To follow Jesus is to begin the lifelong process of training our desires—not by white-knuckled self-will, but by the greater joy of knowing the sweetness of Christ.
Broken Cravings, Redeemed Longings
From the Garden of Eden onward, human beings have disordered desires. The Fall was not just a failure to obey; it was a misdirection of love. Eve “saw that the fruit was desirable.” She then reached for what looked appealing but led to ruin.
In a way, all sin is disordered desire. It is wanting the right thing in the wrong way or the wrong thing altogether.
But Jesus does not come to crush desire. He comes to redeem it. The Lord does not want us to stop desiring. He wants to become the ruling desire of our hearts. Following Jesus does not mean suppressing our desires. It means the Spirit of God will recalibrate our hearts to love the Lord with all our hearts, minds, souls, and strength.
Consider David’s prayer: “One thing have I asked of the Lord, that will I seek after: that I may dwell in the house of the Lord all the days of my life, to gaze upon the beauty of the Lord and to inquire in his temple” (Ps. 37:4).
As we delight in God, we find the joy for which God made our hearts.
Hunger and Thirst for the Right Feast
To follow Jesus is to develop an appetite for what satisfies us eternally. In a world offering spiritual junk food—power, control, pleasure, image—God invites us to a feast of grace, truth, peace, and joy. The spiritual life is not anti-hunger. It is about holy hunger. Following Jesus is about starving our appetite for the illusions of the world. It is about finding real satisfaction to our heart’s deepest hungers in the bread of life (John 6:35).
A Vision Worthy of Desire
The kingdom of God is shorthand for the rule of God in our hearts. It is when our desires submit to his pleasure. “Your kingdom come” is not merely a longing for a better world. It is a yearning for a reordered world—a renewed creation, redeemed people, and the dwelling of God with his people (Matt. 6:10, Rev. 21:1-4).
Following Jesus is to walk with him towards a world where:
- Justice rolls down like waters (Amos 5:24)
- Mercy triumphs over judgment (James 2:13)
- Peace replaces striving (Phil. 4:6-7)
- God is central, not sidelined (Rev. 4:9-11)
This is not escapism. It is engagement. Following Jesus is a new and different way of living in the world. It is seeking first the kingdom of God and his righteousness, and all these things will be added to you (Matt. 6:33).
How God Reorders Our Desires
If following Jesus is about reordering desires, then how does he do it?
God uses his ordinary means of grace and invites us to habits of grace.
- Worship retrains what we adore.
- Prayer re-centres what we trust.
- Scripture reshapes what we believe is true.
- Fasting rewires our hunger.
- Sabbath reorders our need to be in control.
- Service undermines our self-centred instinct.

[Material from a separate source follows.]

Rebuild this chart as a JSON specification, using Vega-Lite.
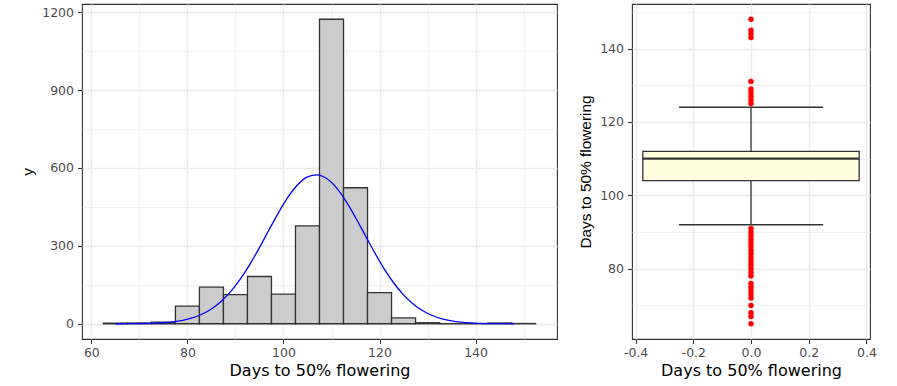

Each spiritual habit is not just something we do. It is a way we become. Each one trains our hearts to desire what Jesus desires.
Letting Jesus Lead Our Longings
Jesus does not merely teach the truth. He is the lover of our soul—the one who shows us what real love looks like, what true longing sounds like, and what a life with properly ordered desires feels like.
Following Jesus means he leads our longings. It means we will sometimes refuse what we ask, so we can receive what he provides. It means trusting that he not only knows what is right, but what will ultimately satisfy (Ps. 63:3, 90:14).
Following Jesus Today
Jesus still says, “Follow me.”
Not just with your feet.
Not only with your mind.
But with your heart, soul, and desire.
Our Lord is not afraid of your hunger. He wants to satisfy it with his truth. Jesus is not appalled by your cravings. He wants to redeem them. He is not demanding a dead ritual. Rather, he is offering living desire (Rom. 12:1-2).
Following Jesus means discovering that your deepest desires were not too strong, but too shallow. And only in him do our hearts finally find someone worthy of our desire.
A Prayer of Surrender
Lord Jesus, shape my heart to love what you love.
Reorder my desires to align with yours.
Let me hunger and thirst for your kingdom, where you are all in all.
I want to follow you—not just with my feet—but with my affections.
You alone are worthy of my longing.
Such is the heart of discipleship and a life led by loving Jesus.
It is not a perfect one, but an offered one.
And that is enough for Jesus to begin his beautiful work of reordering our desires.